* OBJECTIVE: Working from the data below, reproduce exactly the lines starting at the one that holds "What Chart.js code" and ending at the one that holds "0.635e-6, 0.449e-6, 0.332e-6];". Pictures are excluded.

* Figure scripts:
+-------+
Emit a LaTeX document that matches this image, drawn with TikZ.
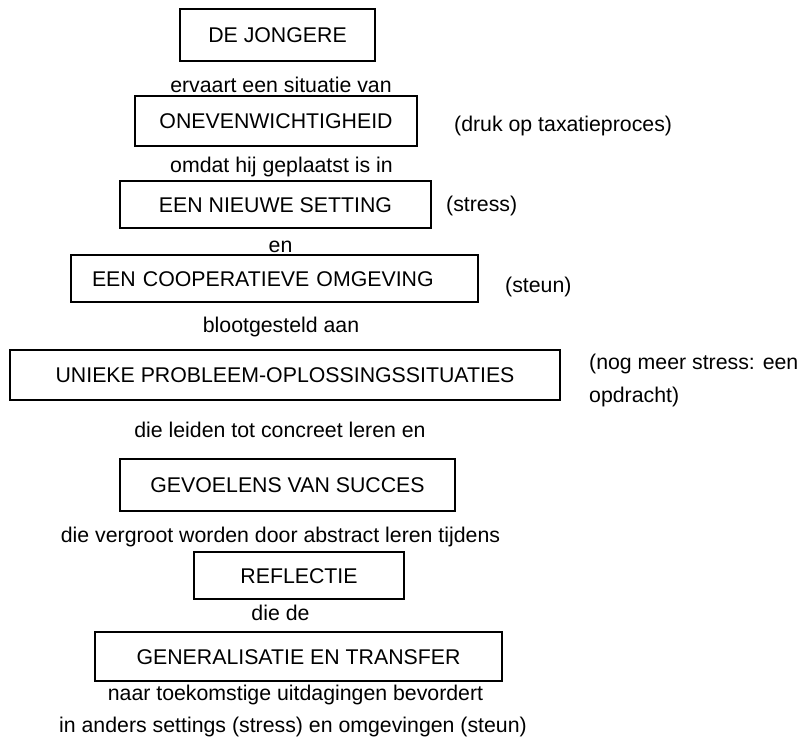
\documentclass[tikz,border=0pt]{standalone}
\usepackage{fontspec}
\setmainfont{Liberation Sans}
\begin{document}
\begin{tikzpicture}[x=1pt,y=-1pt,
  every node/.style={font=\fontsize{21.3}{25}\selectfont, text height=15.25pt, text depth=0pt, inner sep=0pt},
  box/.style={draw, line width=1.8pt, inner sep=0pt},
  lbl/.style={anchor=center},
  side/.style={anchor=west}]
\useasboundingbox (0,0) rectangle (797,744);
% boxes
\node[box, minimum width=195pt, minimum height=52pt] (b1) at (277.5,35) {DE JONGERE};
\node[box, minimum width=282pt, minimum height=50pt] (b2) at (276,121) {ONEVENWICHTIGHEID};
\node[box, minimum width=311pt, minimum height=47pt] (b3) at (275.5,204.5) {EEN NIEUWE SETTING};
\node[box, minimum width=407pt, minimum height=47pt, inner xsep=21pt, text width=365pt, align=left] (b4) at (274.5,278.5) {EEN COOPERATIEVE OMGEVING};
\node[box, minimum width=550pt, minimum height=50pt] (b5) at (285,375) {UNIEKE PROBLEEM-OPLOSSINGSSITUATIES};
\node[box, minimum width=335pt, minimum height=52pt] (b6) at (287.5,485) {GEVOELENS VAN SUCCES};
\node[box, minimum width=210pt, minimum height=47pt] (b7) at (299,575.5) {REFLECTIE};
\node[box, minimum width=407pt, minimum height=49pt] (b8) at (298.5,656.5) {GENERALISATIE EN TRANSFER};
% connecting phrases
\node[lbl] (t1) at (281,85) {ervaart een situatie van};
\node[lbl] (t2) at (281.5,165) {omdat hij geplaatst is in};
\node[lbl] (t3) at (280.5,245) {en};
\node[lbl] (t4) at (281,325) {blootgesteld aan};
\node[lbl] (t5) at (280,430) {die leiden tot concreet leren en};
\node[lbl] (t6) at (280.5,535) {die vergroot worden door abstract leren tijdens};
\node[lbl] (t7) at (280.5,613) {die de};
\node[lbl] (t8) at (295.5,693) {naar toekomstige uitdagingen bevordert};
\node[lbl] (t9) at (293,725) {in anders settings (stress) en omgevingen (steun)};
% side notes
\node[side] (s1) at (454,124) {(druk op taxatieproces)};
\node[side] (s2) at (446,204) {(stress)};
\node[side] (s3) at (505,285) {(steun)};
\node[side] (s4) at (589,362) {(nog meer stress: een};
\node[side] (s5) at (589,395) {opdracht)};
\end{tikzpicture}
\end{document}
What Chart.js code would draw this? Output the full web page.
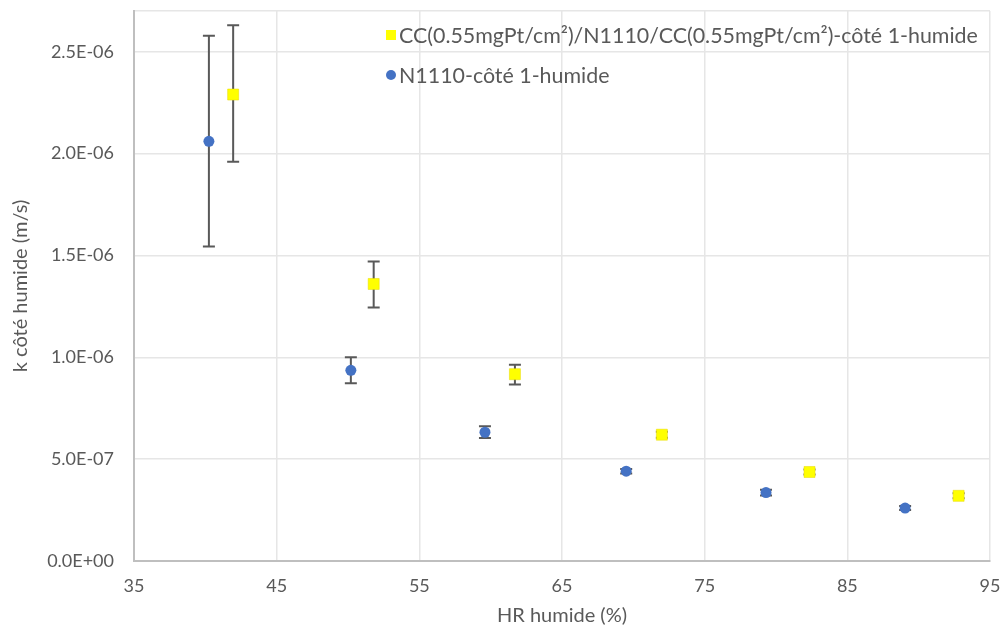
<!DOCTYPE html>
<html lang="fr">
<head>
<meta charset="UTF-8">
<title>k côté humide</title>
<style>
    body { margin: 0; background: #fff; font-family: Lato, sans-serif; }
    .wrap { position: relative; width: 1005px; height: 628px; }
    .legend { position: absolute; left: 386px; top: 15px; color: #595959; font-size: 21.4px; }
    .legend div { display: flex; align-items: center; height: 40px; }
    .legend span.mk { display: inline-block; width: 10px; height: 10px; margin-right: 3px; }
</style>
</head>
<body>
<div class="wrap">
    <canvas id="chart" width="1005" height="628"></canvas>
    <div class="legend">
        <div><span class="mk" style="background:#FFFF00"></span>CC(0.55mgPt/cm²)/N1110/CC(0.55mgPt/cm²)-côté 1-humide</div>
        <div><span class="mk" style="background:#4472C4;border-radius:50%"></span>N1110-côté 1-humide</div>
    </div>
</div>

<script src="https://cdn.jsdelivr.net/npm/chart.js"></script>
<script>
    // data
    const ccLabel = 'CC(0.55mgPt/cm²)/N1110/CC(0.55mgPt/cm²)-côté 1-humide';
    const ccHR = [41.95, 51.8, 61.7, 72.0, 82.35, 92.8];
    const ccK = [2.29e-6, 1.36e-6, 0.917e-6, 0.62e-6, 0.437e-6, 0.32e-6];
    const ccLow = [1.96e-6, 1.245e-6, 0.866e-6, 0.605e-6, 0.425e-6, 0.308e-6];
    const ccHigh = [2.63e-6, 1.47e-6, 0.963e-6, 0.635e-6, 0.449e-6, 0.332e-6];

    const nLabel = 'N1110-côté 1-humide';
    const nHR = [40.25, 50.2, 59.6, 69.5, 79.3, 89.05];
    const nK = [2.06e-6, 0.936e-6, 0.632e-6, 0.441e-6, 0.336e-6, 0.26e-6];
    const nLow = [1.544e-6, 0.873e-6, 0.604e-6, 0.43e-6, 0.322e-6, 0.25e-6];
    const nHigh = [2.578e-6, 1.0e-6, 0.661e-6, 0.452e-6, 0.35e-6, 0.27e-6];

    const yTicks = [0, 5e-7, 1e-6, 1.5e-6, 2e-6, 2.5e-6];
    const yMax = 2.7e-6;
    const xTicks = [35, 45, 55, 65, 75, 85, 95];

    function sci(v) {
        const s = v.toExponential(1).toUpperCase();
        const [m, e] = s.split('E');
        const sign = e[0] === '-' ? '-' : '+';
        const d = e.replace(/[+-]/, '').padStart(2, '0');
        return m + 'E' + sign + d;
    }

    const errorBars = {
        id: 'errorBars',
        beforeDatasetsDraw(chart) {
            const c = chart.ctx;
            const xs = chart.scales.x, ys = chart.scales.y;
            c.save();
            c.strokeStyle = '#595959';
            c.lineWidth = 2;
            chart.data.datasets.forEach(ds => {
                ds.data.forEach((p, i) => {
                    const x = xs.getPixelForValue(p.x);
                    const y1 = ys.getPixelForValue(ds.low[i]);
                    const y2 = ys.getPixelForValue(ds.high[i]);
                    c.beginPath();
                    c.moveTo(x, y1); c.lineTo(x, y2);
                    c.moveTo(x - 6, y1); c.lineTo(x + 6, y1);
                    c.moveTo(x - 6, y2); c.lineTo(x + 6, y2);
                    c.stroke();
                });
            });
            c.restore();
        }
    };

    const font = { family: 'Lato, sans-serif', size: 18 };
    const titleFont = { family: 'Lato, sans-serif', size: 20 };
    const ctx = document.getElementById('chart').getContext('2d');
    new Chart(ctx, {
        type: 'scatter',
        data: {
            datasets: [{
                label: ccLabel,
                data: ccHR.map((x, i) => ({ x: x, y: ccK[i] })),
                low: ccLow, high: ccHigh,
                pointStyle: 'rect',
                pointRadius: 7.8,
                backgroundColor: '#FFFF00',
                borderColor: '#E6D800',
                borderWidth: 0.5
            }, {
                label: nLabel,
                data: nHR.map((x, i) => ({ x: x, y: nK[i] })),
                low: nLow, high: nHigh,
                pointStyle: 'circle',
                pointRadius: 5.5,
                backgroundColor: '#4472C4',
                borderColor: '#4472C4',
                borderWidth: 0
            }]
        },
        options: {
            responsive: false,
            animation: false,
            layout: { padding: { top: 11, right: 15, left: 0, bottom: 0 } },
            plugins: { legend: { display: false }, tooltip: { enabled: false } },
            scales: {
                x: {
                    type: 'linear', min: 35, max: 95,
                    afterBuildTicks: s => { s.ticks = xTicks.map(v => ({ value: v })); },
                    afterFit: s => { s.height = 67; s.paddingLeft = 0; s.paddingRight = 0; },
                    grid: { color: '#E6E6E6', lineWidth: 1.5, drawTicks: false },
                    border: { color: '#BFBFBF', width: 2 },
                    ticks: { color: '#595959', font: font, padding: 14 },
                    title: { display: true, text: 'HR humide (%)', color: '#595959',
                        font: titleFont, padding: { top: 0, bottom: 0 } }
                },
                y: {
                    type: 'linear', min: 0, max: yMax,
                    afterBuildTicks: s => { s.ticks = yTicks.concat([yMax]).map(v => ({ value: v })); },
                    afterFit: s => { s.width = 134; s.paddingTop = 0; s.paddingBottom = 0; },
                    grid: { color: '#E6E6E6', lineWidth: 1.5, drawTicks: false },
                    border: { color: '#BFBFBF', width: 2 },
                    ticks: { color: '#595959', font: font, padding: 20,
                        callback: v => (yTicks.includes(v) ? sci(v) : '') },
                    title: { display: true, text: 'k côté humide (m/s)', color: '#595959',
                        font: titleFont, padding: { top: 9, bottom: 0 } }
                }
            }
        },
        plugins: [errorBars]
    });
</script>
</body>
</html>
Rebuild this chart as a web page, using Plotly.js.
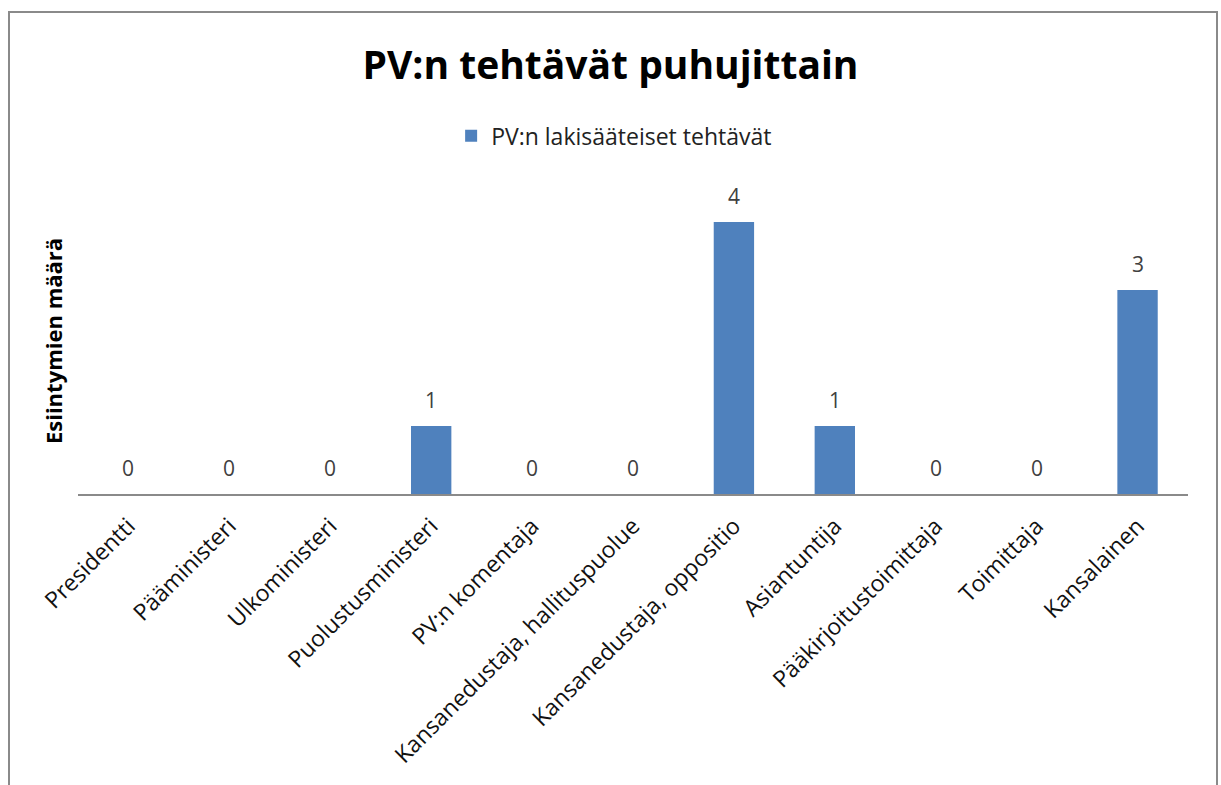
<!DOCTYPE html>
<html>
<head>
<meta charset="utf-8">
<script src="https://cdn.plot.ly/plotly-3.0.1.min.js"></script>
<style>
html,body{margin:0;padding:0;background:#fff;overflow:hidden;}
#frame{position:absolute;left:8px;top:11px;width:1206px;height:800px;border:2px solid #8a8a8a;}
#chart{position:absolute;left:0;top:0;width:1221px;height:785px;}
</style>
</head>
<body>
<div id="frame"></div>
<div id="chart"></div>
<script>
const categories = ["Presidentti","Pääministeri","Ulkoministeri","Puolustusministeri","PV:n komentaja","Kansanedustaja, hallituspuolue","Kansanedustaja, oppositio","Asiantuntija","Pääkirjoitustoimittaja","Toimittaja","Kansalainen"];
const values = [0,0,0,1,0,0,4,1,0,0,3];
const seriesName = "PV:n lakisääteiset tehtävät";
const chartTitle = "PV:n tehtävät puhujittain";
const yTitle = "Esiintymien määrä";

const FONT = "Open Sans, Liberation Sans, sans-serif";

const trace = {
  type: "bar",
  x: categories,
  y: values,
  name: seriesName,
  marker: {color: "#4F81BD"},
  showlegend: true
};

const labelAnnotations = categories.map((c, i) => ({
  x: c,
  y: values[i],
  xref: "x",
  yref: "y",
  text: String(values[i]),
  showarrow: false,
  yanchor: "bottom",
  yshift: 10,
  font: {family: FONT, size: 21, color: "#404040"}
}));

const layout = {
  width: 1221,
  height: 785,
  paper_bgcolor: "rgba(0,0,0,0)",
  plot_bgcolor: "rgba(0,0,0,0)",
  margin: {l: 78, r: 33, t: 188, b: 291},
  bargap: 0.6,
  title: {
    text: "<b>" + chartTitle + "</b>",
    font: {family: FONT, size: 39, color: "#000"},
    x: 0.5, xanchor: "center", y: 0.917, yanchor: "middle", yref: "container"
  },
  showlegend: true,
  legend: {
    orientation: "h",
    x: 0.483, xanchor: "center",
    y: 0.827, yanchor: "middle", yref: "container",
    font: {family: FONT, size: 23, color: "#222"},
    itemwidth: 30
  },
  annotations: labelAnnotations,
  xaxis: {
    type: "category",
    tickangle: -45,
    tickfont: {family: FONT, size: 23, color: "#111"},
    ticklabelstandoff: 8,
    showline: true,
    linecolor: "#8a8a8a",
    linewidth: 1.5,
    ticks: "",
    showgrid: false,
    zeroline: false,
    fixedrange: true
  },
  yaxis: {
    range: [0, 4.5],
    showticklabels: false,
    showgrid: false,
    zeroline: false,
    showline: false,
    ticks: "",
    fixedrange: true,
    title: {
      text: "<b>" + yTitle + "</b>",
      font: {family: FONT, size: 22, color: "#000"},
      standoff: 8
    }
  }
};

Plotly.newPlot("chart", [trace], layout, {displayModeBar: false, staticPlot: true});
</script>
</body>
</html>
+-------+
* RESPONSE TO THE TASK:
What Chart.js code would draw this? Output the full web page.
<!DOCTYPE html>
<html lang="fr">
<head>
<meta charset="UTF-8">
<title>k côté humide</title>
<style>
    body { margin: 0; background: #fff; font-family: Lato, sans-serif; }
    .wrap { position: relative; width: 1005px; height: 628px; }
    .legend { position: absolute; left: 386px; top: 15px; color: #595959; font-size: 21.4px; }
    .legend div { display: flex; align-items: center; height: 40px; }
    .legend span.mk { display: inline-block; width: 10px; height: 10px; margin-right: 3px; }
</style>
</head>
<body>
<div class="wrap">
    <canvas id="chart" width="1005" height="628"></canvas>
    <div class="legend">
        <div><span class="mk" style="background:#FFFF00"></span>CC(0.55mgPt/cm²)/N1110/CC(0.55mgPt/cm²)-côté 1-humide</div>
        <div><span class="mk" style="background:#4472C4;border-radius:50%"></span>N1110-côté 1-humide</div>
    </div>
</div>

<script src="https://cdn.jsdelivr.net/npm/chart.js"></script>
<script>
    // data
    const ccLabel = 'CC(0.55mgPt/cm²)/N1110/CC(0.55mgPt/cm²)-côté 1-humide';
    const ccHR = [41.95, 51.8, 61.7, 72.0, 82.35, 92.8];
    const ccK = [2.29e-6, 1.36e-6, 0.917e-6, 0.62e-6, 0.437e-6, 0.32e-6];
    const ccLow = [1.96e-6, 1.245e-6, 0.866e-6, 0.605e-6, 0.425e-6, 0.308e-6];
    const ccHigh = [2.63e-6, 1.47e-6, 0.963e-6, 0.635e-6, 0.449e-6, 0.332e-6];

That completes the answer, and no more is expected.